Church of Latter Day Saints Slowly Takes Root in Sierra Leone
GRAFTON - Elder Saylor Levi Taylor could be in college, driving fast cars and chasing young ladies in the United States but as a member of the Church of Jesus Christ of Latter Day Saints, he is busy saving souls in Sierra Leone. A native of Star Valley,Wyoming, Taylor, 20, along with Samuel Essego, 19, a fellow missionary from Nigeria are crisscrossing the peninsula villages near Freetown preaching the Gospel.
Distinctive in the white shirt and dark tie common among Mormon missionaries, Taylor arrived in Sierra Leone about four months ago after a year in Liberia. He is well into the two years Mormon young men have to devote to missionary work. There are sixty missionaries in Sierra Leone currently.
Taylor demonstrated wisdom far exceeding his twenty years. He spoke of respect for other people and religions and acknowledged the influence Islam has in Sierra Leone. He said he brings people to Christ through debate and appreciation for the potential convert’s culture. Taylor classified his mission in Liberia and Sierra Leone as successful because “the worth of souls is great in the sight of the Lord.”

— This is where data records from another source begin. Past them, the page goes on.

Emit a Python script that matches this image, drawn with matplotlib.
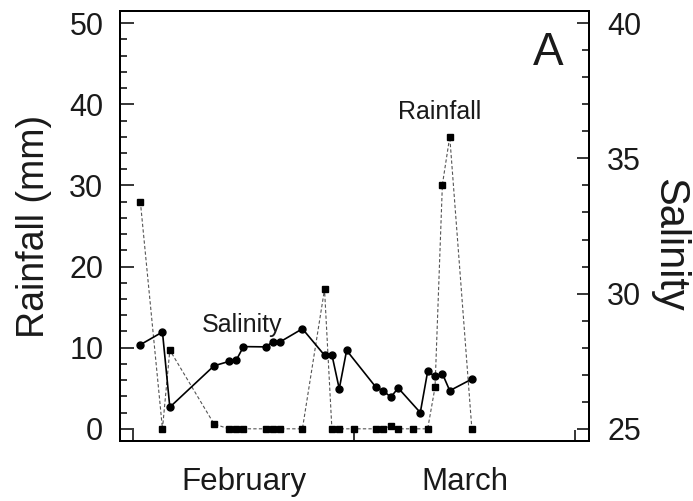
import matplotlib
matplotlib.use('Agg')
import matplotlib.pyplot as plt
from matplotlib.ticker import MultipleLocator

plt.rcParams['font.family'] = ['Liberation Sans', 'DejaVu Sans']

# Rainfall (mm), day counted from start of February
rain_day = [1, 4, 5, 11, 13, 14, 15, 18, 19, 20, 23, 26, 27, 28, 30,
            33, 34, 35, 36, 38, 40, 41, 42, 43, 46]
rainfall = [28.0, 0, 9.7, 0.6, 0, 0, 0, 0, 0, 0, 0, 17.2, 0, 0, 0,
            0, 0, 0.4, 0, 0, 0, 5.1, 30.1, 36.0, 0]

# Salinity
sal_day = [1, 4, 5, 11, 13, 14, 15, 18, 19, 20, 23, 26, 27, 28, 29,
           33, 34, 35, 36, 39, 40, 41, 42, 43, 46]
salinity = [28.11, 28.58, 25.80, 27.33, 27.49, 27.53, 28.04, 28.03, 28.22,
            28.22, 28.70, 27.72, 27.74, 26.48, 27.90, 26.53, 26.40, 26.17,
            26.51, 25.60, 27.12, 26.94, 27.04, 26.41, 26.84]

months = ['February', 'March']
month_pos = [15, 45]
month_edges = [0, 30, 60]

txt = '#1a1a1a'

fig = plt.figure(figsize=(6.93, 5.01), dpi=100)
ax = fig.add_axes([0.1732, 0.1198, 0.6767, 0.8582])
ax2 = ax.twinx()

ax.plot(rain_day, rainfall, ls=(0, (3, 2)), color='#555555', lw=0.8,
        marker='s', ms=4.5, mfc='k', mec='k', zorder=2)
ax2.plot(sal_day, salinity, '-o', color='k', lw=1.2, ms=5, zorder=3)

ax.set_xlim(-1.76, 61.9)
ax.set_ylim(-1.5, 51.5)
ax2.set_ylim(25 - 0.45, 40 + 0.45)

ax.set_xticks(month_edges, ['', '', ''])
ax.set_xticks(month_pos, months, minor=True)
ax.tick_params(axis='x', which='major', direction='in', length=8, width=1.1)
ax.tick_params(axis='x', which='minor', length=0, pad=19, labelsize=22.5,
               labelcolor=txt)

ax.set_yticks(range(0, 51, 10))
ax.yaxis.set_minor_locator(MultipleLocator(2))
ax.tick_params(axis='y', which='major', direction='in', length=10, width=1.1,
               pad=12, labelsize=22, labelcolor=txt)
ax.tick_params(axis='y', which='minor', direction='in', length=5, width=1.1)

ax2.set_yticks([25, 30, 35, 40])
ax2.yaxis.set_minor_locator(MultipleLocator(1))
ax2.tick_params(axis='y', which='major', direction='in', length=9, width=1.1,
                pad=13, labelsize=22, labelcolor=txt)
ax2.tick_params(axis='y', which='minor', direction='in', length=5, width=1.1)

for a in (ax, ax2):
    for s in a.spines.values():
        s.set_linewidth(1.4)

ax.set_ylabel('Rainfall (mm)', fontsize=27, color=txt)
ax.yaxis.set_label_coords(-0.145, 0.5)
ax2.set_ylabel('Salinity', fontsize=30, color=txt, rotation=270, va='bottom')
ax2.yaxis.set_label_coords(1.128, 0.456)

ax.text(0.9126, 0.8744, 'A', transform=ax.transAxes, fontsize=33,
        ha='center', va='baseline', color=txt)
ax.text(0.682, 0.7488, 'Rainfall', transform=ax.transAxes, fontsize=18,
        ha='center', va='baseline', color=txt)
ax.text(0.260, 0.2535, 'Salinity', transform=ax.transAxes, fontsize=18,
        ha='center', va='baseline', color=txt)

fig.savefig('out.png', dpi=100)
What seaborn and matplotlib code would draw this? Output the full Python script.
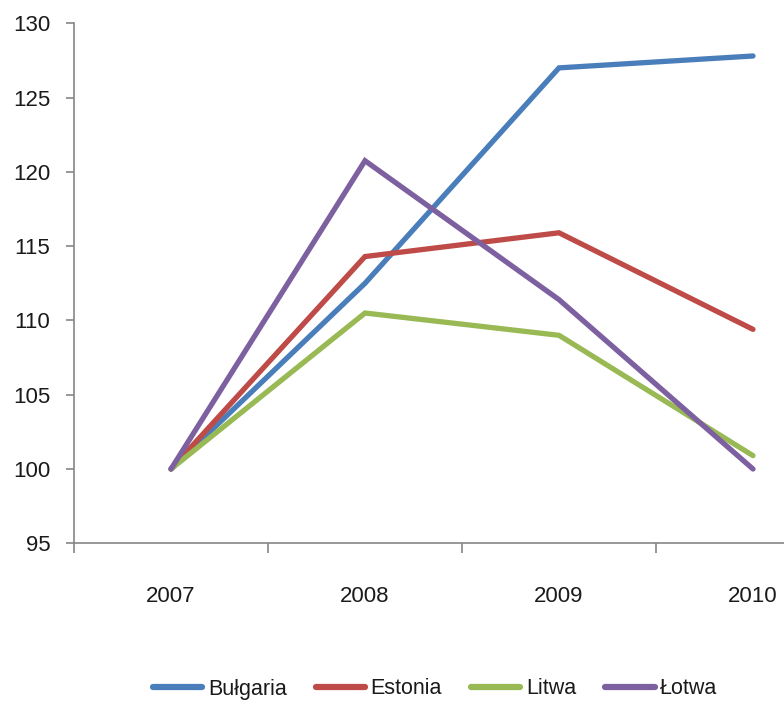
import matplotlib
matplotlib.use("Agg")
import matplotlib.pyplot as plt
from matplotlib import font_manager
import seaborn as sns
import pandas as pd

# Index values (2007 = 100)
years = ["2007", "2008", "2009", "2010"]
countries = ["Bułgaria", "Estonia", "Litwa", "Łotwa"]
bulgaria = [100.0, 112.5, 127.0, 127.8]
estonia = [100.0, 114.3, 115.9, 109.4]
litwa = [100.0, 110.5, 109.0, 100.9]
lotwa = [100.0, 120.75, 111.4, 100.0]
colors = ["#4A7EBB", "#BE4B48", "#98B954", "#7D60A0"]
y_ticks = [95, 100, 105, 110, 115, 120, 125, 130]

series = [bulgaria, estonia, litwa, lotwa]
df = pd.DataFrame({
    "rok": [y for _ in countries for y in years],
    "kraj": [c for c in countries for _ in years],
    "wartość": [v for s in series for v in s],
})

sns.set_theme(style="white")
available = {f.name for f in font_manager.fontManager.ttflist}
if "Liberation Sans Narrow" in available:
    family, tick_size, legend_size = "Liberation Sans Narrow", 20, 19
else:
    family, tick_size, legend_size = "Liberation Sans", 16, 15.5
plt.rcParams["font.family"] = [family, "DejaVu Sans"]

fig = plt.figure(figsize=(7.84, 7.05), dpi=100)
W, H = 784, 705
left_px, right_px, top_px, bottom_px = 74, 850, 23.3, 543.3
ax = fig.add_axes([left_px / W, (H - bottom_px) / H,
                   (right_px - left_px) / W, (bottom_px - top_px) / H])

sns.lineplot(data=df, x="rok", y="wartość", hue="kraj", hue_order=countries,
             palette=colors, linewidth=3.8, ax=ax, sort=False,
             solid_capstyle="round", solid_joinstyle="miter", legend=False)

axis_color = "#868686"
text_color = "#1a1a1a"
ax.set_xlim(-0.5, 3.5)
ax.set_ylim(95, 130)
ax.set_yticks(y_ticks)
ax.set_yticklabels([str(t) for t in y_ticks])
ax.set_xticks(range(len(years)))
ax.set_xticklabels(years)
ax.set_xticks([i - 0.5 for i in range(len(years) + 1)], minor=True)
ax.set_xlabel("")
ax.set_ylabel("")

for side in ["top", "right"]:
    ax.spines[side].set_visible(False)
for side in ["left", "bottom"]:
    ax.spines[side].set_color(axis_color)
    ax.spines[side].set_linewidth(1.2)

ax.tick_params(axis="y", which="major", direction="out", length=5.5, width=1.2,
               color=axis_color, pad=11.5, labelsize=tick_size, labelcolor=text_color, left=True)
ax.tick_params(axis="x", which="major", length=0, pad=31, labelsize=tick_size,
               labelcolor=text_color, bottom=True)
ax.tick_params(axis="x", which="minor", direction="out", length=7.5, width=1.2,
               color=axis_color, bottom=True)
ax.grid(False)

handles = [plt.Line2D([], [], color=c, linewidth=4.5, solid_capstyle="round") for c in colors]
fig.legend(handles, countries, loc="center", bbox_to_anchor=(435 / W, (H - 689) / H),
           ncol=4, frameon=False, fontsize=legend_size, handlelength=2.3, handletextpad=0.25,
           columnspacing=1.35, labelcolor=text_color)

fig.savefig("out.png", dpi=100, facecolor="white")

As he spoke, O’Bai Kamara, a Sierra Leonean convert to Mormonism was busy fixing his black leather shoe which had a big hole in the sole. He said he put everything on hold to do his missionary service. Mormon missionaries are responsible for airfare and live a frugal lifestyle upon arrival at their designated stations. There is a review every six weeks and missionaries could be rotated to a different district. Taylor had just been rotated after six weeks in Waterloo.
“It is the best thing I ever did,” said Taylor who hopes to return to the United States in August.